Etant enseignant à l’intérieur du pays, ce n’est que pendant les congés que je peux venir faire les démarches relatives au dossier ». Deux dames rencontrées le même le jour dans les locaux de la même banque estiment que la procédure est loin d’être la mer à boire et peut aboutir. « On n'a pas rencontré de difficultés particulières. Si difficultés il y a, c'est peut-être pour réunir tous les documents demandés, surtout si l'ayant droit n'est pas lettré comme c'est le cas de ma sœur, qui a perdu son mari. Si vous fournissez tout ce qui est demandé pour constituer le dossier, la banque paie. Dans notre cas, la SGBCI a effectivement payé et ça n'a pas mis trop de temps », explique l’une des deux femmes. « Si toute la documentation est réunie, le paiement ne dure pas », assure l’agent du Service Juridique de la BICICI.
Qu’en est-il des comptes mobiles money
À en croire deux notaires approchés à la sortie du Service Succession de la même banque, la procédure se solde par un succès, surtout si elle est confiée à un notaire. « On peut vous assurer que les ayants droit touchent effectivement l'argent déposé dans le compte du défunt au terme de la procédure.
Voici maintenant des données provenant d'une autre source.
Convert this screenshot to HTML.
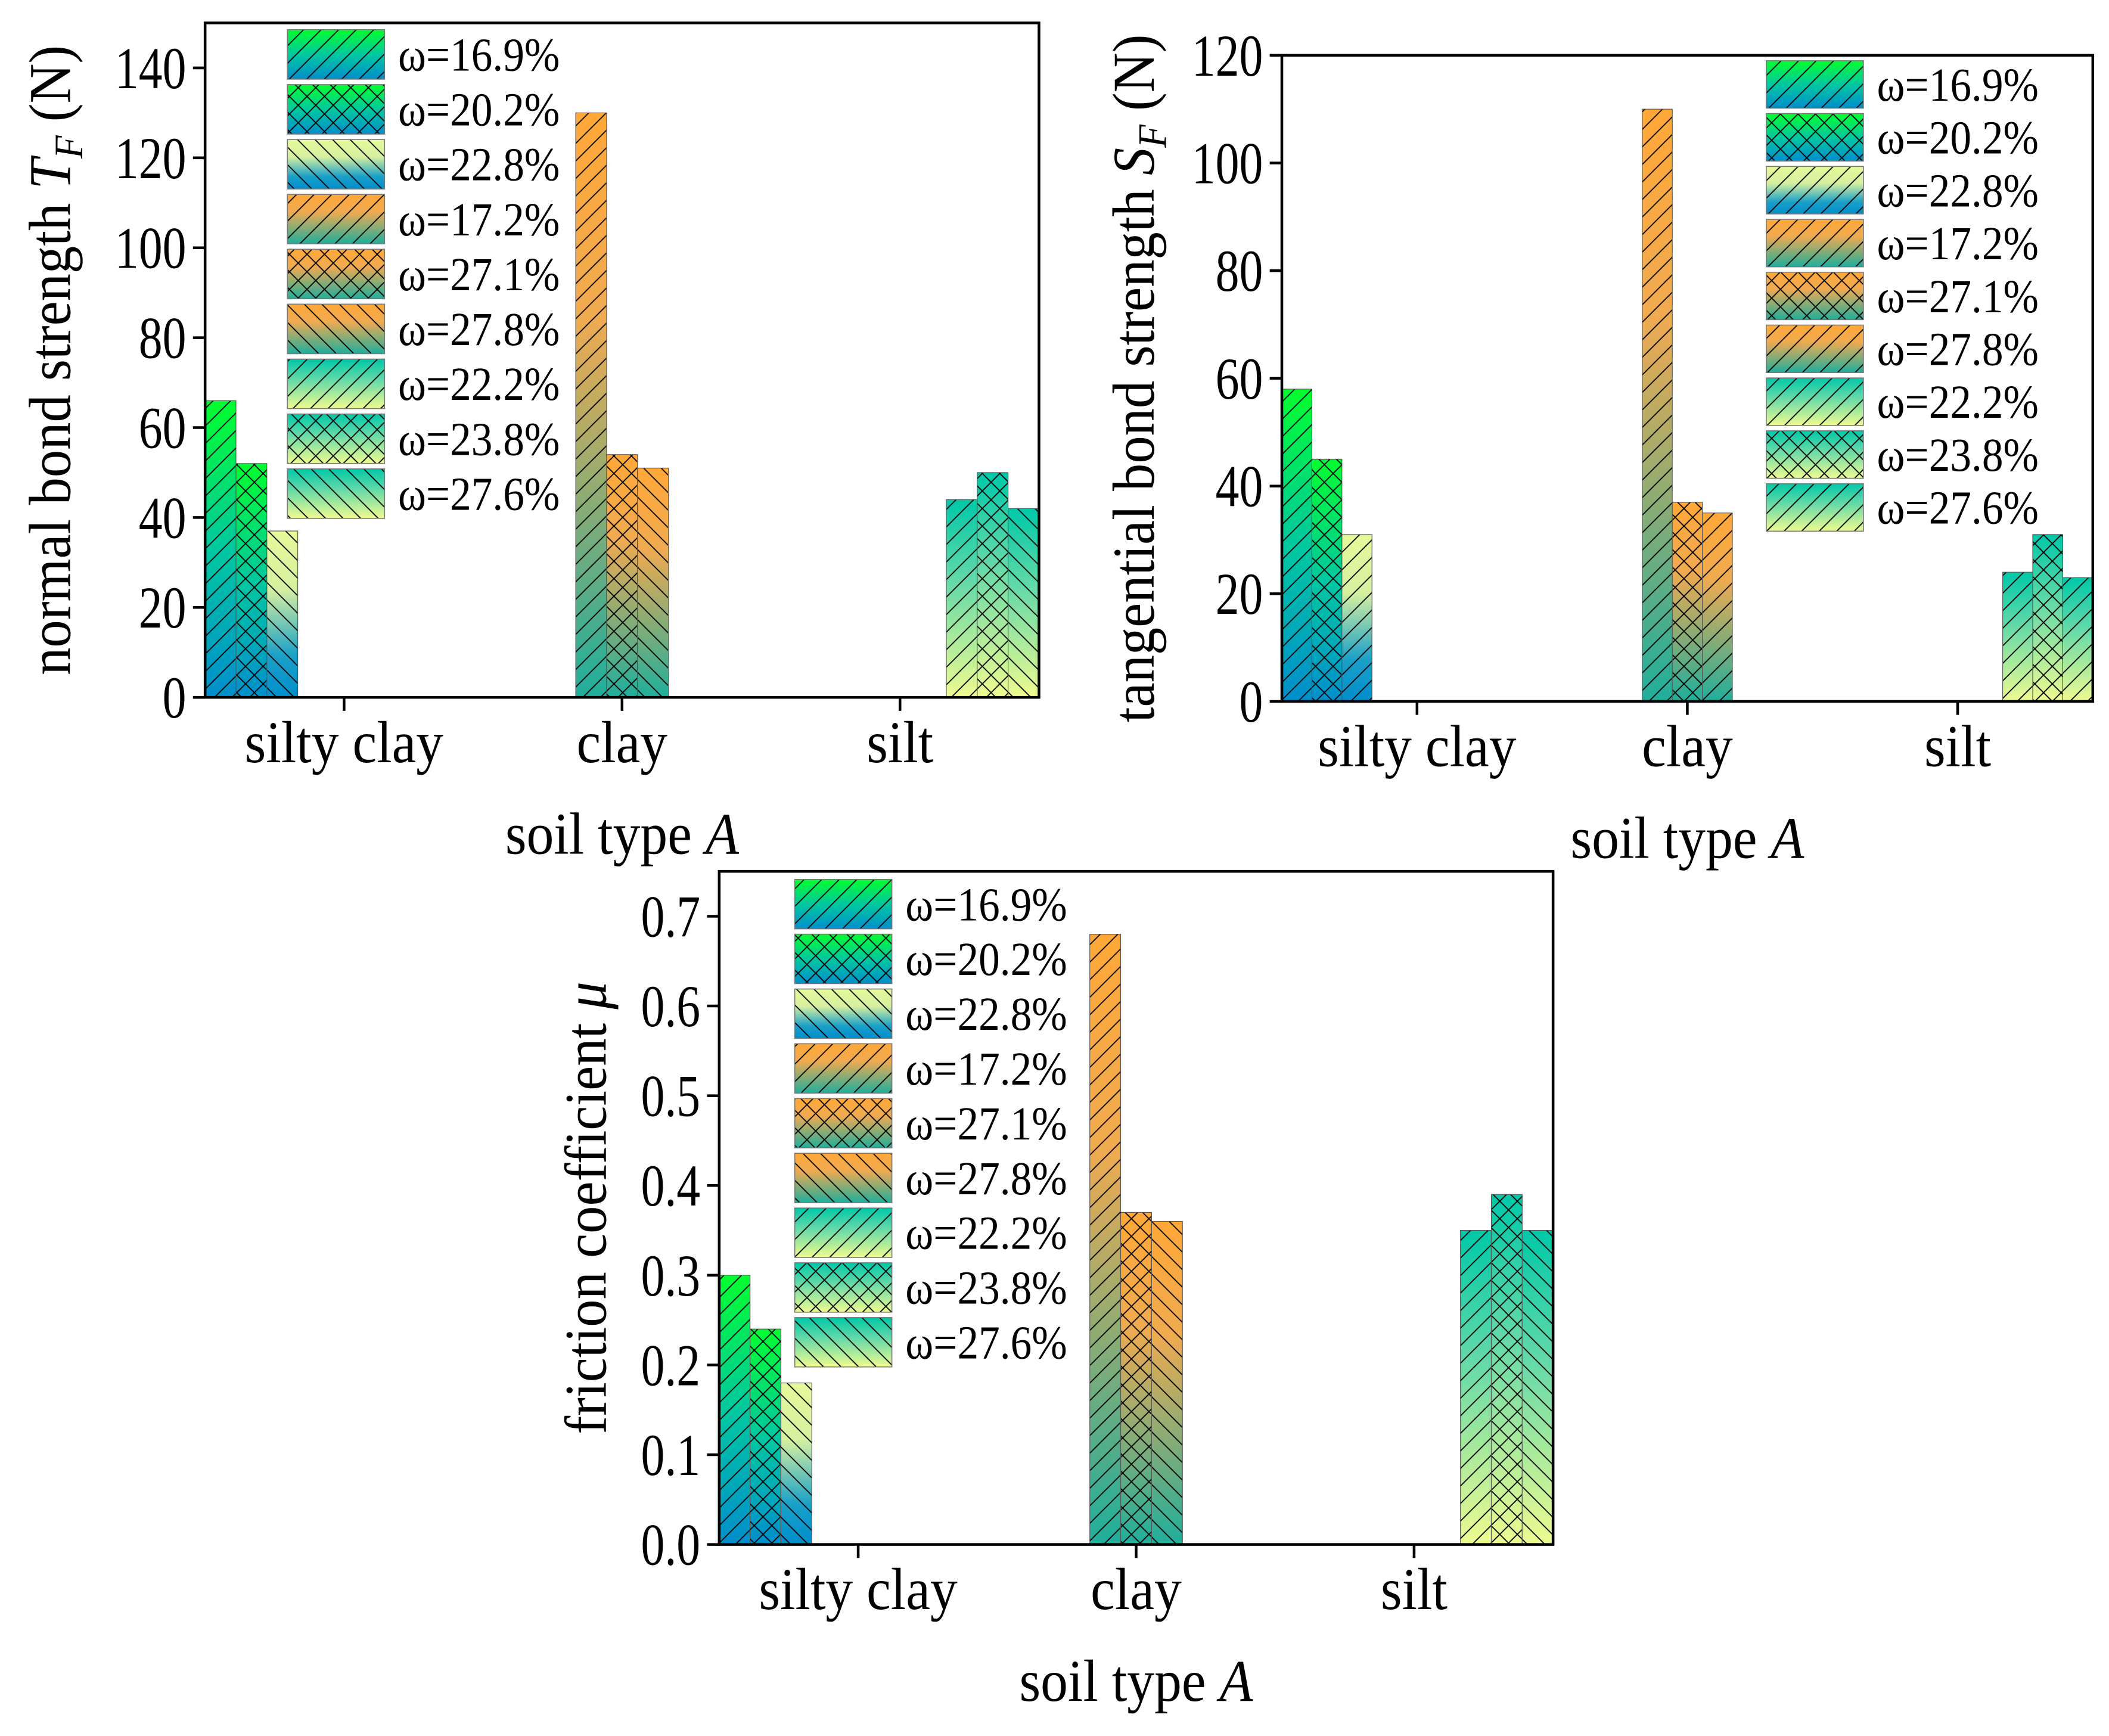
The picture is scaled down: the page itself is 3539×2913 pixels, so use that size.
<!DOCTYPE html>
<html><head><meta charset="utf-8"><style>
html,body{margin:0;padding:0;background:#fff;}
svg{display:block;}
text{font-family:"Liberation Serif",serif;fill:#000;}
</style></head><body>
<svg id="fig" width="3539" height="2913" viewBox="0 0 1563 1287" preserveAspectRatio="none" xmlns="http://www.w3.org/2000/svg">
<defs>
<linearGradient id="g1" x1="0" y1="0" x2="0" y2="1"><stop offset="0" stop-color="#00ff2e"/><stop offset="0.5" stop-color="#00c8a0"/><stop offset="1" stop-color="#008ecc"/></linearGradient>
<linearGradient id="g3" x1="0" y1="0" x2="0" y2="1"><stop offset="0" stop-color="#e6f99a"/><stop offset="0.35" stop-color="#d6f0a0"/><stop offset="0.75" stop-color="#1aa0c8"/><stop offset="1" stop-color="#008ecc"/></linearGradient>
<linearGradient id="g4" x1="0" y1="0" x2="0" y2="1"><stop offset="0" stop-color="#ffa838"/><stop offset="0.35" stop-color="#f0aa50"/><stop offset="1" stop-color="#1fae9c"/></linearGradient>
<linearGradient id="g7" x1="0" y1="0" x2="0" y2="1"><stop offset="0" stop-color="#00c8a8"/><stop offset="0.4" stop-color="#60d8a8"/><stop offset="1" stop-color="#eefb90"/></linearGradient>
<pattern id="hs" patternUnits="userSpaceOnUse" width="13" height="13"><path d="M0,13 L13,0 M-3,3 L3,-3 M10,16 L16,10" stroke="#000" stroke-width="0.8"/></pattern>
<pattern id="hb" patternUnits="userSpaceOnUse" width="13" height="13"><path d="M0,0 L13,13 M-3,10 L3,16 M10,-3 L16,3" stroke="#000" stroke-width="0.8"/></pattern>
<pattern id="hx" patternUnits="userSpaceOnUse" width="13" height="13"><path d="M0,13 L13,0 M0,0 L13,13" stroke="#000" stroke-width="0.8"/></pattern>
</defs>
</svg>
<script>
const categories = ["silty clay","clay","silt"];
const seriesLabels = ["ω=16.9%","ω=20.2%","ω=22.8%","ω=17.2%","ω=27.1%","ω=27.8%","ω=22.2%","ω=23.8%","ω=27.6%"];
const tfValues = [66,52,37,130,54,51,44,50,42];
const sfValues = [58,45,31,110,37,35,24,31,23];
const muValues = [0.30,0.24,0.18,0.68,0.37,0.36,0.35,0.39,0.35];
const tfTicks = ["0","20","40","60","80","100","120","140"];
const sfTicks = ["0","20","40","60","80","100","120"];
const muTicks = ["0.0","0.1","0.2","0.3","0.4","0.5","0.6","0.7"];

const NS="http://www.w3.org/2000/svg";
const svg=document.getElementById('fig');
const grads=["g1","g1","g3","g4","g4","g4","g7","g7","g7"];
function mk(tag,attrs,parent){const e=document.createElementNS(NS,tag);for(const k in attrs)e.setAttribute(k,attrs[k]);(parent||svg).appendChild(e);return e;}
function txt(parent,x,y,anchor,size,sx,rot){
  const tr='translate('+x+','+y+')'+(rot?' rotate(-90)':'')+' scale('+sx+',1)';
  return mk('text',{x:0,y:0,'text-anchor':anchor,'font-size':size,transform:tr},parent);
}

function chart(cfg){
  const g=mk('g',{});
  
  
  const {L,R,T,B,ymax,values,ticks,tickStep}=cfg;
  const y=v=>B-(v/ymax)*(B-T);
  const step=(R-L)/3;
  const bw=step/9;
  const x=(ci,si)=>L+ci*step+si*bw;
  values.forEach((v,i)=>{
    const ci=Math.floor(i/3);
    for(const fill of ['url(#'+grads[i]+')','url(#'+cfg.hatch[i]+')']){
      const r=mk('rect',{x:x(ci,i),y:y(v),width:bw,height:B-y(v),fill:fill,stroke:fill.indexOf('#h')>0?'#555':'none','stroke-width':0.5},g);
      
      
    }
  });
  const f=mk('rect',{x:L,y:T,width:R-L,height:B-T,fill:'none',stroke:'#000','stroke-width':2},g);
  
  
  ticks.forEach((t,i)=>{
    const yy=y(i*tickStep);
    mk('line',{x1:L-9,x2:L,y1:yy,y2:yy,stroke:'#000','stroke-width':2},g);
    const tx=txt(g,L-14,yy+15,'end',44,0.8);
    tx.textContent=t;
    
    
  });
  categories.forEach((c,ci)=>{
    const cx=L+ci*step+step/2;
    mk('line',{x1:cx,x2:cx,y1:B,y2:B+10,stroke:'#000','stroke-width':2},g);
    const tx=txt(g,cx,B+48,'middle',44,0.92);
    tx.textContent=c;
    
    
  });
  const xt=txt(g,L+step*1.5,B+116,'middle',44,0.92);
  xt.innerHTML='soil type <tspan font-style="italic">A</tspan>';
  
  
  const yt=txt(g,cfg.ytx,(T+B)/2,'middle',44,0.93,true);
  yt.innerHTML=cfg.ytitle;
  
  
  seriesLabels.forEach((s,i)=>{
    const ly=cfg.lgY+i*cfg.lgStep;
    const lg=mk('g',{},g);
    
    
    mk('rect',{x:cfg.lgX,y:ly,width:72,height:cfg.lgStep-4,fill:'url(#'+grads[i]+')'},lg);
    mk('rect',{x:cfg.lgX,y:ly,width:72,height:cfg.lgStep-4,fill:'url(#'+cfg.hatch[i]+')',stroke:'#777','stroke-width':0.7},lg);
    const t=txt(lg,cfg.lgX+82,ly+cfg.lgStep/2+10,'start',35,0.9);
    t.textContent=s;
  });
}
chart({name:'normal-bond-chart',L:152,R:770,T:17,B:517,ymax:150,values:tfValues,ticks:tfTicks,tickStep:20,
  ytx:52,ytitle:'normal bond strength <tspan font-style="italic">T</tspan><tspan font-style="italic" font-size="30" dy="9">F</tspan><tspan dy="-9"> (N)</tspan>',
  lgX:213,lgY:22,lgStep:40.7,hatch:['hs','hx','hb','hs','hx','hb','hs','hx','hb']});
chart({name:'tangential-bond-chart',L:950,R:1551,T:41,B:520,ymax:120,values:sfValues,ticks:sfTicks,tickStep:20,
  ytx:855,ytitle:'tangential bond strength <tspan font-style="italic">S</tspan><tspan font-style="italic" font-size="30" dy="9">F</tspan><tspan dy="-9"> (N)</tspan>',
  lgX:1309,lgY:45,lgStep:39.2,hatch:['hs','hx','hs','hs','hx','hs','hs','hx','hs']});
chart({name:'friction-coefficient-chart',L:533,R:1151,T:646,B:1145,ymax:0.75,values:muValues,ticks:muTicks,tickStep:0.1,
  ytx:449,ytitle:'friction coefficient <tspan font-style="italic">μ</tspan>',
  lgX:589,lgY:652,lgStep:40.6,hatch:['hs','hx','hb','hs','hx','hb','hs','hx','hb']});
</script>
</body></html>
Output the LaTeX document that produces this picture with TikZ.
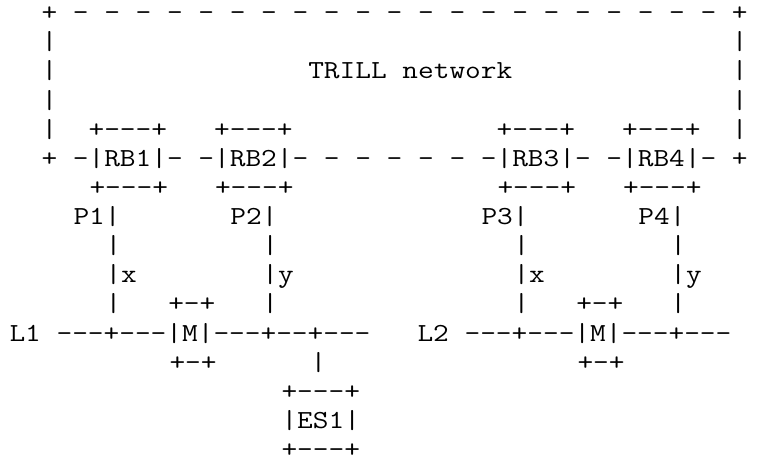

Ils peuvent choisir de faire eux-mêmes les démarches comme ils peuvent confier le dossier à un notaire s’ils veulent que les choses se passent de façon sécurisée », explique l’un d’eux. « Si ce que nous devons reverser à l’ayant droit est d’un million et plus, celui-ci doit obligatoirement s’attacher les services d’un notaire.
Dans ce cas, c’est lui qui établit toute la documentation et on lui reverse les fonds et lui, à son tour, les remet aux ayants droit », précise pour sa part, le cadre de banque précédemment cité. Du côté des entreprises de téléphonie mobile MTN et Moov, que nous avons approchées, on assure également que la procédure aboutit quand les documents demandés sont fournis dans les délais. Toutefois, elles n’ont plus, ne communiquent guère sur la démarche à suivre pour que des ayants droit entrent en possession des fonds laissés par un défunt dans son compte mobile money. Leurs services n’ont cependant pas fait de difficultés à nous expliquer la procédure et nous indiquer les documents à fournir en cas de décès d’un client ayant de l’argent dans son compte mobile money.